Trypsin can also be used to dissociate dissected cells (for example, prior to cell fixing and sorting).

Trypsin can be used to break down casein in breast milk. If trypsin is added to a solution of milk powder, the breakdown of casein will cause the milk to become translucent. The rate of reaction can be measured by using the amount of time it takes for the milk to turn translucent.

Trypsin is commonly used in biological research during proteomics experiments to digest proteins into peptides for mass spectrometry analysis, e.g. in-gel digestion. Trypsin is particularly suited for this, since it has a very well defined specificity, as it hydrolyzes only the peptide bonds in which the carbonyl group is contributed either by an Arg or Lys residue.

Trypsin can also be used to dissolve blood clots in its microbial form and treat inflammation in its pancreatic form.

In food

Commercial protease preparations usually consist of a mixture of various protease enzymes that often includes trypsin.

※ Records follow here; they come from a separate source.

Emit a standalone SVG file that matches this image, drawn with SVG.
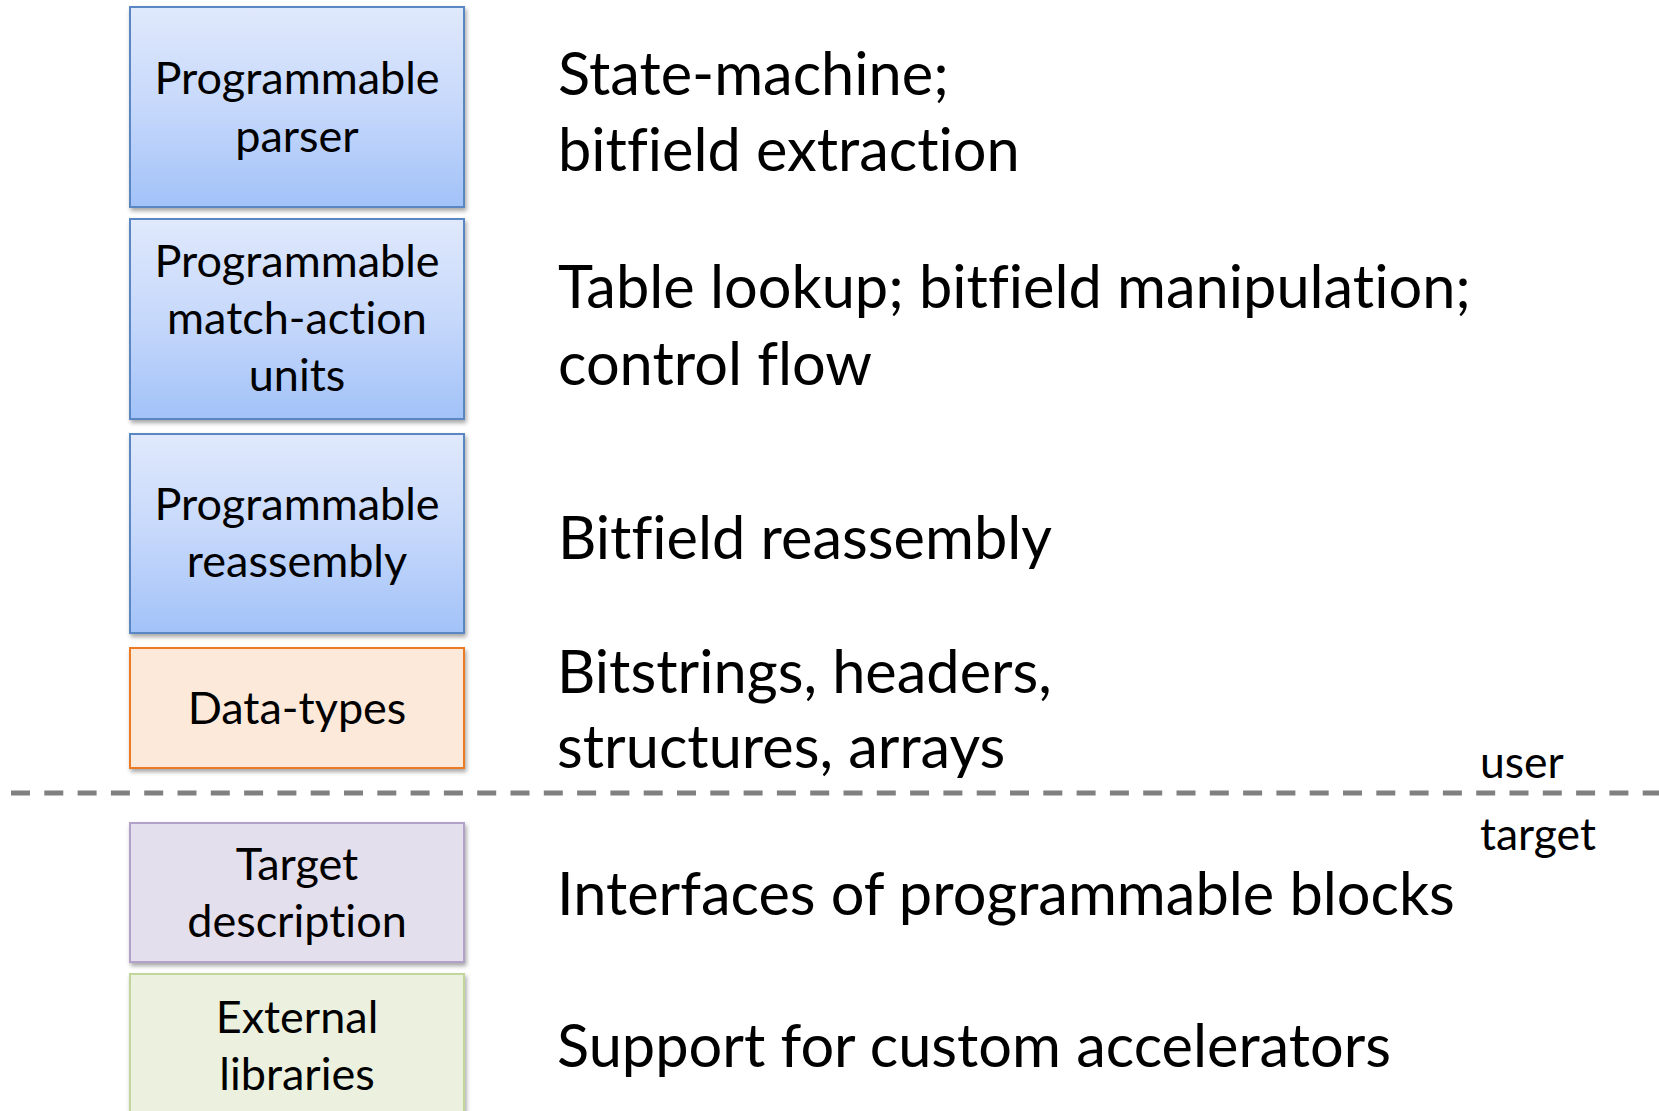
<svg xmlns="http://www.w3.org/2000/svg" width="1659" height="1111" viewBox="0 0 1659 1111">
  <style>
    text { font-variant-ligatures: none; }
    .box-text { font-family: Lato, "Open Sans", sans-serif; font-size: 45px; fill: #000; text-anchor: middle; }
    .desc { font-family: Lato, "Open Sans", sans-serif; font-size: 59.5px; fill: #000; }
    .tag { font-family: Lato, "Open Sans", sans-serif; font-size: 44.5px; fill: #000; }
    .blue { fill: url(#blueGrad); stroke: #5a86c2; stroke-width: 2; }
    .orange { fill: #fde9da; stroke: #ec7a23; stroke-width: 2; }
    .purple { fill: #e4dfec; stroke: #b2a1c8; stroke-width: 2; }
    .green { fill: #ebf1de; stroke: #c2d69b; stroke-width: 2; }
  </style>
  <defs>
    <linearGradient id="blueGrad" x1="0" y1="0" x2="0" y2="1">
      <stop offset="0" stop-color="#e0e9fc"/>
      <stop offset="0.5" stop-color="#c6d8fb"/>
      <stop offset="1" stop-color="#a2c2f8"/>
    </linearGradient>
    <filter id="shadow" x="-5%" y="-5%" width="115%" height="120%">
      <feDropShadow dx="1.5" dy="3" stdDeviation="2" flood-color="#000" flood-opacity="0.35"/>
    </filter>
  </defs>

  <rect width="1659" height="1111" fill="#ffffff"/>

  <!-- user / target separator -->
  <g id="connectors">
    <line x1="11" y1="793" x2="1659" y2="793" stroke="#808080" stroke-width="5" stroke-dasharray="19 14.3"/>
  </g>

  <g id="parser">
    <rect class="blue" x="130" y="7" width="334" height="200" filter="url(#shadow)"/>
    <text class="box-text" x="297" y="94">Programmable</text>
    <text class="box-text" x="297" y="152">parser</text>
  </g>

  <g id="match-action">
    <rect class="blue" x="130" y="219" width="334" height="200" filter="url(#shadow)"/>
    <text class="box-text" x="297" y="277">Programmable</text>
    <text class="box-text" x="297" y="334">match-action</text>
    <text class="box-text" x="297" y="391">units</text>
  </g>

  <g id="reassembly">
    <rect class="blue" x="130" y="434" width="334" height="199" filter="url(#shadow)"/>
    <text class="box-text" x="297" y="520">Programmable</text>
    <text class="box-text" x="297" y="577">reassembly</text>
  </g>

  <g id="data-types">
    <rect class="orange" x="130" y="648" width="334" height="120" filter="url(#shadow)"/>
    <text class="box-text" x="297" y="724">Data-types</text>
  </g>

  <g id="target-description">
    <rect class="purple" x="130" y="823" width="334" height="139" filter="url(#shadow)"/>
    <text class="box-text" x="297" y="880">Target</text>
    <text class="box-text" x="297" y="937">description</text>
  </g>

  <g id="external-libraries">
    <rect class="green" x="130" y="974" width="334" height="150" filter="url(#shadow)"/>
    <text class="box-text" x="297" y="1033">External</text>
    <text class="box-text" x="297" y="1090">libraries</text>
  </g>

  <!-- descriptions -->
  <g id="descriptions">
    <text class="desc" x="558" y="95">State-machine;</text>
    <text class="desc" x="558" y="171">bitfield extraction</text>
    <text class="desc" x="558" y="308">Table lookup; bitfield manipulation;</text>
    <text class="desc" x="558" y="385">control flow</text>
    <text class="desc" x="558" y="559">Bitfield reassembly</text>
    <text class="desc" x="557" y="693">Bitstrings, headers,</text>
    <text class="desc" x="557" y="768">structures, arrays</text>
    <text class="desc" x="557" y="915">Interfaces of programmable blocks</text>
    <text class="desc" x="557" y="1067">Support for custom accelerators</text>
  </g>

  <g id="labels">
    <text class="tag" x="1480" y="778">user</text>
    <text class="tag" x="1480" y="850">target</text>
  </g>
</svg>
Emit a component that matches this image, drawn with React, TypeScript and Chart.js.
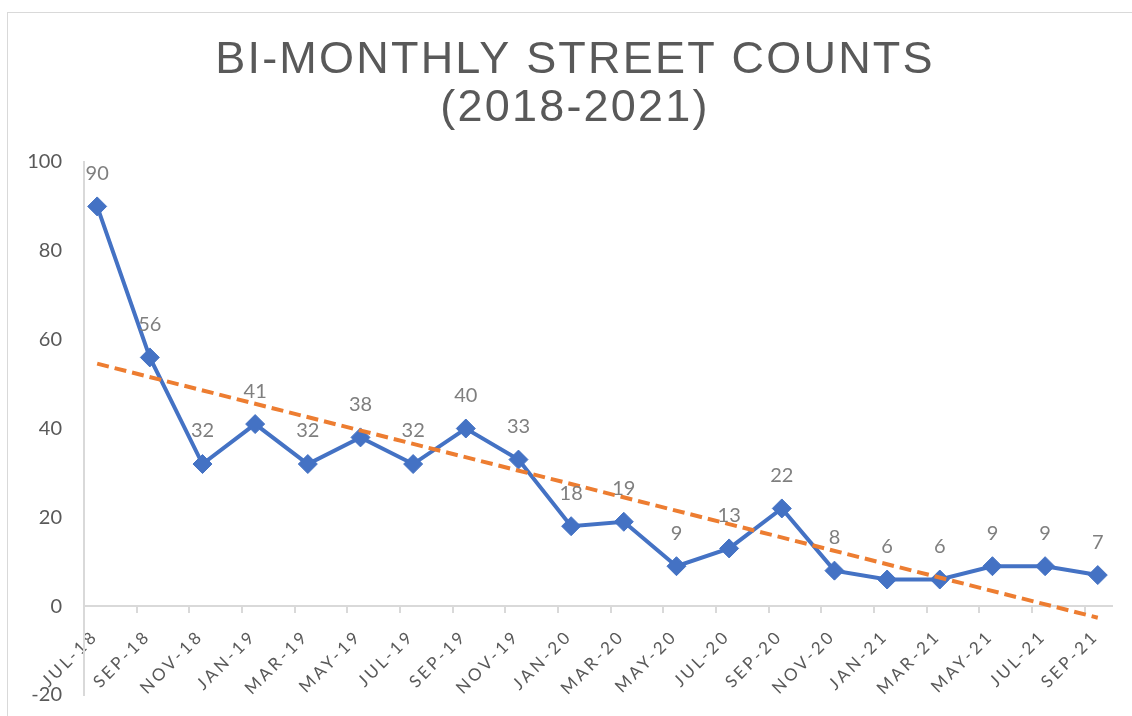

These preparations are widely utilized in food processing:[9]

  • as a baking enzyme to improve the workability of dough;
  • in the extraction of seasonings and flavourings from vegetable or animal proteins and in the manufacture of sauces;
  • to control aroma formation in cheese and milk products;
  • to improve the texture of fish products;
  • to tenderize meat;
  • during cold stabilization of beer;
  • in the production of hypoallergenic food where proteases break down specific allergenic proteins into nonallergenic peptides. For example, proteases are used to produce hypoallergenic baby food from cow’s milk thereby diminishing the risk of babies developing milk allergies.

Trypsin inhibitor

Main article: Trypsin inhibitor

In order to prevent the action of active trypsin in the pancreas which can be highly damaging, inhibitors such as BPTI and SPINK1 in the pancreas and α1-antitrypsin in the serum are present as part of the defense against its inappropriate activation. Any trypsin prematurely formed from the inactive trypsinogen would be bound by the inhibitor. The protein-protein interaction between trypsin and its inhibitors is one of the tightest found, and trypsin is bound by some of its pancreatic inhibitors essentially irreversibly.[10] In contrast with nearly all known protein assemblies, some complexes of trypsin bound by its inhibitors do not readily dissociate after treatment with 8M urea.[11]